Other political ideologies are not as abstract and clear-cut as Libertarianism, and therefore theories may be harder to formulate, but we can at least look at how existing systems treat children. So what is the political theory of childhood in our capital-democratic societies?
1. Childhood serves two purposes: to prepare the child to be a productive member of society and a generous consumer, and to ensure that the child conforms to the institutions which underpin the democratic order (gender and religion for marriage and procreation, race and schooling for class sorting, race and patriotism for supporting the nation-state, and so on).
2. In general, parents are not allowed to assault children’s bodies, but control over those bodies, and the children’s minds, are fair game.
3. Children are prepared for adulthood through a long, rigorous, and pointless process of schooling. They are also indoctrinated by the media, each other, and also, generally, by their parents.
My general theory of childhood in capital-democracies is described as the alignment paradigm of childism: children exist as potential human beings and must be made to align with the needs and values of their society. It follows from this principle that children only need to be protected insofar as this protection ensures they will be aligned with those needs and values: protecting their minds would go against that purpose, but protecting their bodies does not (if one correctly believes that corporal punishment does not produce more obedient citizens or better consumers, and that a maimed or dead child does not grow up to be a good citizen or consumer).
What would a more rational, anti-childist theory of childhood be like? It would have to be based on the premise that children are full human beings. From this premise, much of the rest can be easily deduced, since we already have ethical rules on how to deal with other human beings (i.e. people that we don’t simply dehumanize). Childhood serves one, and only one, purpose: for children to be children and develop naturally. There should be no further objective, no ideal to mold children around, no isolation of children by family units, and nothing else which interferes with the natural development of children.

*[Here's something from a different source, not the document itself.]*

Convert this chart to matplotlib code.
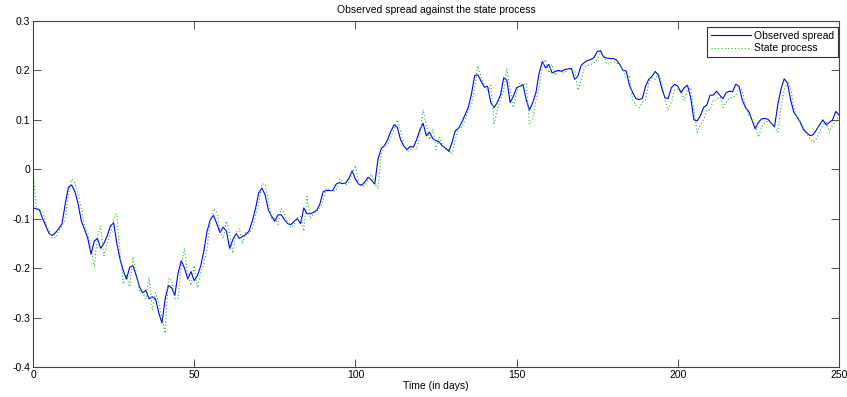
import numpy as np
import matplotlib
matplotlib.use("Agg")
import matplotlib.pyplot as plt

plt.rcParams['font.family'] = ['Liberation Sans', 'DejaVu Sans']

# daily values, day 0 .. 250
observed = [
    -0.078, -0.080, -0.082, -0.100, -0.115, -0.130, -0.134, -0.128, -0.120, -0.110,
    -0.070, -0.036, -0.032, -0.045, -0.070, -0.105, -0.122, -0.140, -0.172, -0.145,
    -0.140, -0.160, -0.150, -0.135, -0.115, -0.108, -0.150, -0.182, -0.205, -0.222,
    -0.198, -0.195, -0.215, -0.237, -0.250, -0.245, -0.262, -0.258, -0.262, -0.290,
    -0.311, -0.262, -0.235, -0.240, -0.255, -0.210, -0.185, -0.200, -0.222, -0.207,
    -0.225, -0.215, -0.196, -0.165, -0.125, -0.102, -0.093, -0.110, -0.128, -0.117,
    -0.125, -0.160, -0.142, -0.130, -0.140, -0.136, -0.132, -0.125, -0.105, -0.080,
    -0.048, -0.038, -0.052, -0.082, -0.095, -0.105, -0.092, -0.092, -0.102, -0.110,
    -0.112, -0.105, -0.100, -0.110, -0.078, -0.090, -0.090, -0.087, -0.083, -0.070,
    -0.045, -0.043, -0.043, -0.043, -0.030, -0.027, -0.029, -0.028, -0.018, -0.003,
    -0.020, -0.030, -0.032, -0.025, -0.016, -0.022, -0.030, 0.020, 0.042, 0.048,
    0.060, 0.077, 0.090, 0.085, 0.060, 0.047, 0.040, 0.046, 0.045, 0.060,
    0.080, 0.093, 0.068, 0.075, 0.062, 0.058, 0.055, 0.047, 0.043, 0.036,
    0.055, 0.078, 0.083, 0.095, 0.110, 0.125, 0.152, 0.190, 0.191, 0.178,
    0.166, 0.168, 0.135, 0.125, 0.135, 0.150, 0.185, 0.180, 0.135, 0.148,
    0.165, 0.168, 0.171, 0.140, 0.120, 0.135, 0.155, 0.195, 0.218, 0.205,
    0.212, 0.195, 0.198, 0.200, 0.198, 0.202, 0.203, 0.204, 0.182, 0.188,
    0.210, 0.216, 0.220, 0.222, 0.226, 0.238, 0.240, 0.227, 0.225, 0.224,
    0.224, 0.221, 0.212, 0.200, 0.199, 0.170, 0.155, 0.143, 0.141, 0.143,
    0.168, 0.182, 0.188, 0.198, 0.190, 0.165, 0.145, 0.143, 0.165, 0.172,
    0.168, 0.155, 0.165, 0.170, 0.145, 0.100, 0.098, 0.108, 0.125, 0.130,
    0.150, 0.150, 0.158, 0.150, 0.143, 0.155, 0.158, 0.157, 0.172, 0.168,
    0.140, 0.125, 0.117, 0.100, 0.082, 0.095, 0.102, 0.103, 0.101, 0.093,
    0.086, 0.130, 0.162, 0.183, 0.175, 0.140, 0.115, 0.106, 0.095, 0.080,
    0.074, 0.068, 0.070, 0.080, 0.090, 0.100, 0.090, 0.095, 0.100, 0.117,
    0.110,
]

state = [
    0.000, -0.078, -0.082, -0.085, -0.110, -0.125, -0.140, -0.138, -0.125, -0.115,
    -0.100, -0.050, -0.020, -0.028, -0.050, -0.080, -0.115, -0.130, -0.160, -0.198,
    -0.135, -0.114, -0.175, -0.150, -0.130, -0.100, -0.090, -0.170, -0.232, -0.215,
    -0.238, -0.177, -0.210, -0.245, -0.250, -0.262, -0.218, -0.285, -0.250, -0.270,
    -0.300, -0.332, -0.220, -0.225, -0.262, -0.262, -0.195, -0.160, -0.215, -0.235,
    -0.195, -0.240, -0.210, -0.190, -0.160, -0.105, -0.080, -0.085, -0.125, -0.140,
    -0.105, -0.130, -0.170, -0.128, -0.120, -0.150, -0.128, -0.130, -0.120, -0.095,
    -0.068, -0.030, -0.030, -0.060, -0.100, -0.100, -0.112, -0.080, -0.090, -0.108,
    -0.118, -0.112, -0.098, -0.095, -0.125, -0.055, -0.100, -0.090, -0.085, -0.078,
    -0.062, -0.038, -0.042, -0.045, -0.043, -0.020, -0.025, -0.032, -0.026, -0.008,
    0.008, -0.030, -0.035, -0.033, -0.020, -0.010, -0.028, -0.040, 0.030, 0.048,
    0.050, 0.065, 0.082, 0.100, 0.078, 0.050, 0.035, 0.040, 0.045, 0.040,
    0.070, 0.120, 0.090, 0.060, 0.082, 0.040, 0.065, 0.050, 0.040, 0.040,
    0.030, 0.060, 0.085, 0.085, 0.100, 0.118, 0.130, 0.165, 0.209, 0.185,
    0.170, 0.160, 0.170, 0.091, 0.120, 0.140, 0.160, 0.203, 0.160, 0.125,
    0.155, 0.175, 0.170, 0.175, 0.091, 0.100, 0.140, 0.165, 0.210, 0.222,
    0.195, 0.212, 0.190, 0.200, 0.195, 0.195, 0.205, 0.200, 0.200, 0.160,
    0.180, 0.205, 0.210, 0.212, 0.215, 0.222, 0.235, 0.232, 0.212, 0.215,
    0.218, 0.215, 0.212, 0.200, 0.185, 0.190, 0.140, 0.130, 0.125, 0.135,
    0.140, 0.175, 0.185, 0.182, 0.195, 0.175, 0.140, 0.120, 0.135, 0.160,
    0.162, 0.160, 0.140, 0.160, 0.165, 0.120, 0.075, 0.090, 0.100, 0.120,
    0.120, 0.140, 0.140, 0.150, 0.125, 0.135, 0.145, 0.145, 0.150, 0.165,
    0.160, 0.125, 0.110, 0.100, 0.090, 0.065, 0.085, 0.095, 0.097, 0.095,
    0.085, 0.075, 0.125, 0.160, 0.178, 0.165, 0.125, 0.105, 0.097, 0.085,
    0.070, 0.062, 0.055, 0.062, 0.075, 0.090, 0.095, 0.075, 0.090, 0.095,
    0.110,
]

days = np.arange(len(observed))

x_ticks = [0, 50, 100, 150, 200, 250]
y_ticks = [-0.4, -0.3, -0.2, -0.1, 0, 0.1, 0.2, 0.3]
y_labels = ['-0.4', '-0.3', '-0.2', '-0.1', '0', '0.1', '0.2', '0.3']

fig = plt.figure(figsize=(8.47, 3.97), dpi=100)
ax = fig.add_axes([33 / 847, 1 - 367 / 397, (839 - 33) / 847, (367 - 21) / 397])

ax.plot(days, observed, color='#0000ff', lw=0.8, label='Observed spread')
ax.plot(days, state, color='#22bb22', lw=0.8, ls=(0, (1, 2)), label='State process')

ax.set_xlim(0, 250)
ax.set_ylim(-0.4, 0.3)
ax.set_xticks(x_ticks)
ax.set_yticks(y_ticks)
ax.set_yticklabels(y_labels)
ax.tick_params(direction='in', length=6, width=0.6, labelsize=7.5,
               top=True, right=True, pad=2, colors='#333333', labelcolor='black')
for sp in ax.spines.values():
    sp.set_linewidth(0.8)
    sp.set_color('#444444')

ax.set_xlabel('Time (in days)', fontsize=7.5, labelpad=1)
ax.set_title('Observed spread against the state process', fontsize=7.5, pad=6)

leg = ax.legend(loc='upper right', bbox_to_anchor=(1 - 1.5 / 806, 1 - 6 / 346),
                fontsize=7.5, frameon=True, fancybox=False, borderaxespad=0,
                handlelength=3.8, borderpad=0.35, labelspacing=0.25,
                handletextpad=0.3)
leg.get_frame().set_edgecolor('black')
leg.get_frame().set_linewidth(0.8)

fig.savefig('out.png', dpi=100)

Children are not potential human beings who need to be prepared for anything. They are not objects, self-owned or not. An anti-childist theory of childhood must categorically deny, and stand opposed to, any theory build on childist grounds.
I’ve already stated countless times that our brand of freedom is the most childish there is, and I apologize if that offends you on the grounds of how potentially childist that may sound.
How did our species get so confused about children? In Nature, mammal mothers raise their offspring to be independent and unattached. Human mothers raise broken dependents made to be attached to them. Is it all about war? The ‘need’ for broken boys to be exploitable enough to die / kill for the ruling classes lies?
You make a very good point. I think part of it is because other primate species mature faster than humans. Other than that, I don’t know.